Em boa parte da Europa e da Ásia e em diversos estados norte-americanos, o Re é calculado olhando a situação presente. Testes regulares detectam a quantidade de pessoas que já foram expostas ao novo coronavírus e se tornaram imunes, quantas desenvolveram Covid-19 e quantas são assintomáticas. Dessa forma, o indicador reflete melhor a realidade.

O atraso nas notificações e a ausência de testagem em massa, como verificados no Brasil, obrigam os especialistas a recorrerem a algo que denominam nowcasting, a projeção do presente. Para isso, resgatam dados do passado para tentar entender o que está ocorrendo. É o que faz o Observatório Covid-19 BR, com os números do Sivep-Gripe. Outra instituição que acompanha o Re da Covid-19 no Brasil é o Imperial College, de Londres. Em seu relatório do fim de junho, o indicador calculado para o Brasil era de 1,06, o que significava que cada 100 pessoas infectadas pelo novo coronavírus transmitiam o patógeno para outras 106.

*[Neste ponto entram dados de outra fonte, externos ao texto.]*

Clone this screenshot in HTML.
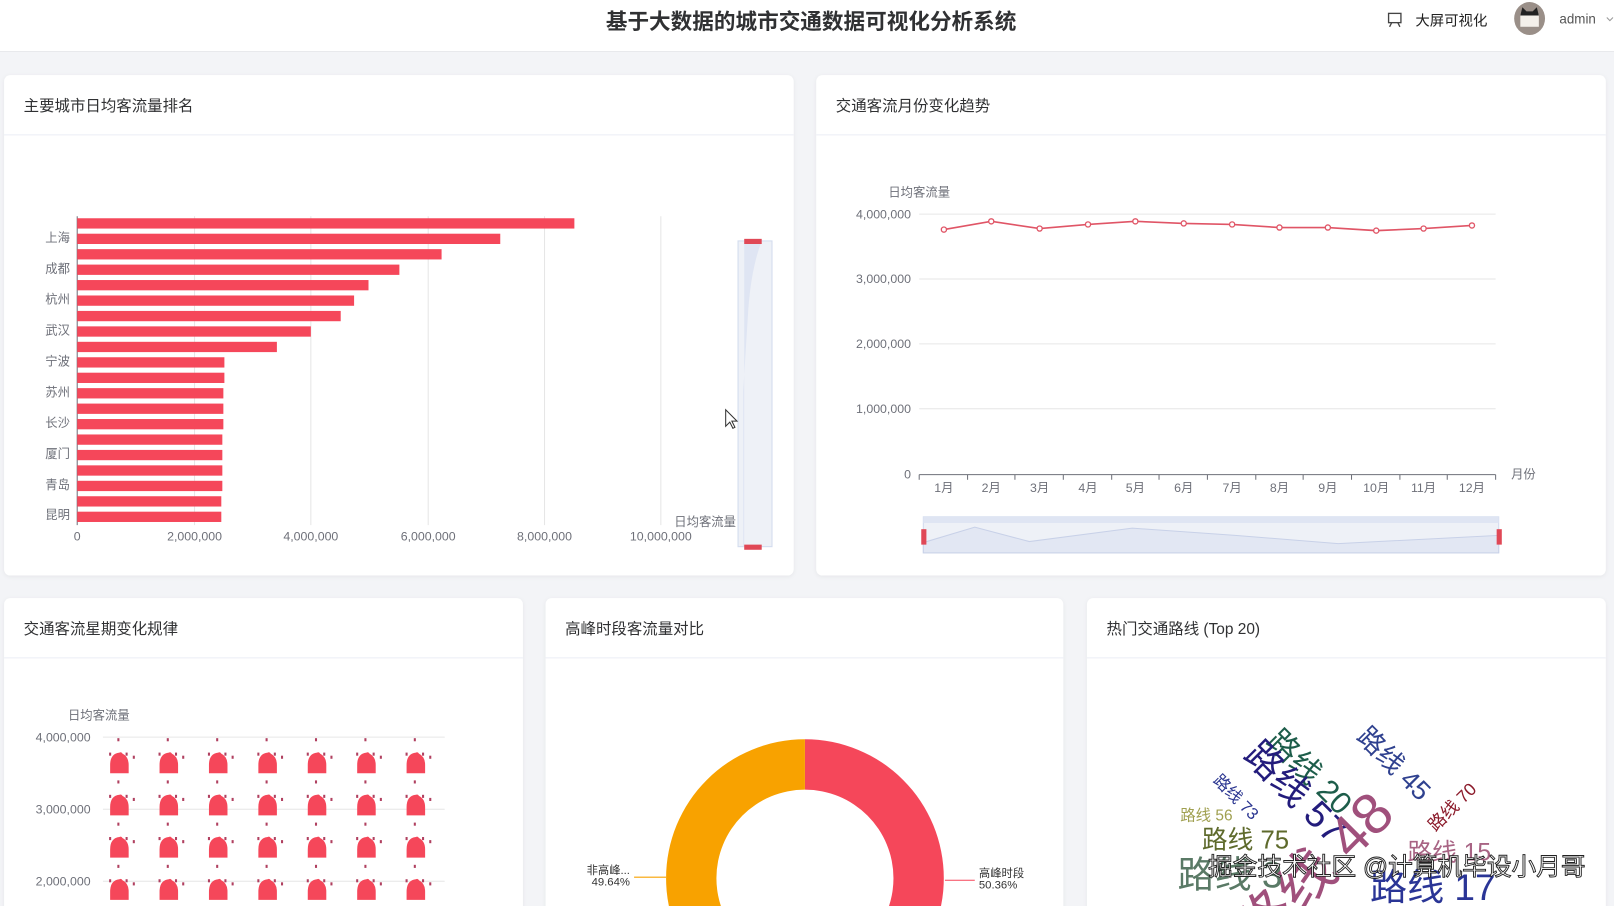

O virologista Fernando Spilki, presidente da Sociedade Brasileira de Virologia e pesquisador do Laboratório de Microbiologia Molecular da Universidade Feevale, em Novo Hamburgo (RS), defende que o enfrentamento de uma pandemia como a Covid-19 exige capacidade de atualizar estratégias a todo momento, principalmente quando se pretende conciliar esse objetivo com a manutenção da atividade econômica. “Combater uma epidemia é mirar alvo em movimento”, sustenta Spilki. “No Brasil, infelizmente, atiramos a esmo. Não temos dados atualizados e confiáveis.”